EXERCISE DIRECTIONS: Reproduce the listing word for word. Skip any image.

MATERIAL:
— Begin —

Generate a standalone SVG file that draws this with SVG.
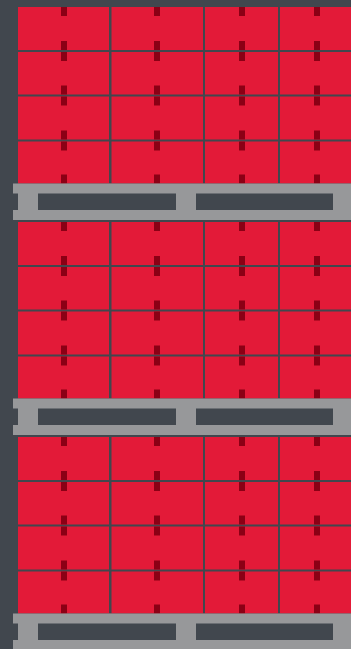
<svg xmlns="http://www.w3.org/2000/svg" xmlns:xlink="http://www.w3.org/1999/xlink" width="351" height="649" viewBox="0 0 351 649">
  <style>
    .bg { fill: #41474e; }
    .box { fill: #e31a38; }
    .line { fill: #41474e; }
    .mark { fill: #8b0015; }
    .pallet { fill: #97989a; }
    .slot { fill: #41474e; }
  </style>
  <defs>
    <g id="mk">
      <rect class="mark" x="61" y="0" width="6" height="9"/>
      <rect class="mark" x="154" y="0" width="6" height="9"/>
      <rect class="mark" x="239" y="0" width="6" height="9"/>
      <rect class="mark" x="314" y="0" width="6" height="9"/>
    </g>
    <g id="unit">
      <rect class="box" x="18" y="0" width="333" height="176.5"/>
      <rect class="line" x="18" y="43" width="333" height="2"/>
      <rect class="line" x="18" y="87.5" width="333" height="2"/>
      <rect class="line" x="18" y="132.5" width="333" height="2"/>
      <rect class="line" x="109" y="0" width="2.5" height="176.5"/>
      <rect class="line" x="203" y="0" width="2" height="176.5"/>
      <rect class="line" x="278" y="0" width="2" height="176.5"/>
      <use xlink:href="#mk" href="#mk" y="0"/>
      <use xlink:href="#mk" href="#mk" y="34"/>
      <use xlink:href="#mk" href="#mk" y="45"/>
      <use xlink:href="#mk" href="#mk" y="78.5"/>
      <use xlink:href="#mk" href="#mk" y="89.5"/>
      <use xlink:href="#mk" href="#mk" y="123.5"/>
      <use xlink:href="#mk" href="#mk" y="134.5"/>
      <use xlink:href="#mk" href="#mk" y="167.5"/>
      <rect class="pallet" x="13" y="176.5" width="338" height="36.5"/>
      <rect class="slot" x="13" y="186.5" width="5" height="16.5"/>
      <rect class="slot" x="38" y="186.5" width="138" height="16.5"/>
      <rect class="slot" x="196" y="186.5" width="137" height="16.5"/>
    </g>
  </defs>
  <rect class="bg" x="0" y="0" width="351" height="649"/>
  <g id="stack1"><use xlink:href="#unit" href="#unit" y="7"/></g>
  <g id="stack2"><use xlink:href="#unit" href="#unit" y="222"/></g>
  <g id="stack3"><use xlink:href="#unit" href="#unit" y="437"/></g>
</svg>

— End —

RESULT OF THE EXERCISE:
Generate a standalone SVG file that draws this with SVG.
<svg xmlns="http://www.w3.org/2000/svg" xmlns:xlink="http://www.w3.org/1999/xlink" width="351" height="649" viewBox="0 0 351 649">
  <style>
    .bg { fill: #41474e; }
    .box { fill: #e31a38; }
    .line { fill: #41474e; }
    .mark { fill: #8b0015; }
    .pallet { fill: #97989a; }
    .slot { fill: #41474e; }
  </style>
  <defs>
    <g id="mk">
      <rect class="mark" x="61" y="0" width="6" height="9"/>
      <rect class="mark" x="154" y="0" width="6" height="9"/>
      <rect class="mark" x="239" y="0" width="6" height="9"/>
      <rect class="mark" x="314" y="0" width="6" height="9"/>
    </g>
    <g id="unit">
      <rect class="box" x="18" y="0" width="333" height="176.5"/>
      <rect class="line" x="18" y="43" width="333" height="2"/>
      <rect class="line" x="18" y="87.5" width="333" height="2"/>
      <rect class="line" x="18" y="132.5" width="333" height="2"/>
      <rect class="line" x="109" y="0" width="2.5" height="176.5"/>
      <rect class="line" x="203" y="0" width="2" height="176.5"/>
      <rect class="line" x="278" y="0" width="2" height="176.5"/>
      <use xlink:href="#mk" href="#mk" y="0"/>
      <use xlink:href="#mk" href="#mk" y="34"/>
      <use xlink:href="#mk" href="#mk" y="45"/>
      <use xlink:href="#mk" href="#mk" y="78.5"/>
      <use xlink:href="#mk" href="#mk" y="89.5"/>
      <use xlink:href="#mk" href="#mk" y="123.5"/>
      <use xlink:href="#mk" href="#mk" y="134.5"/>
      <use xlink:href="#mk" href="#mk" y="167.5"/>
      <rect class="pallet" x="13" y="176.5" width="338" height="36.5"/>
      <rect class="slot" x="13" y="186.5" width="5" height="16.5"/>
      <rect class="slot" x="38" y="186.5" width="138" height="16.5"/>
      <rect class="slot" x="196" y="186.5" width="137" height="16.5"/>
    </g>
  </defs>
  <rect class="bg" x="0" y="0" width="351" height="649"/>
  <g id="stack1"><use xlink:href="#unit" href="#unit" y="7"/></g>
  <g id="stack2"><use xlink:href="#unit" href="#unit" y="222"/></g>
  <g id="stack3"><use xlink:href="#unit" href="#unit" y="437"/></g>
</svg>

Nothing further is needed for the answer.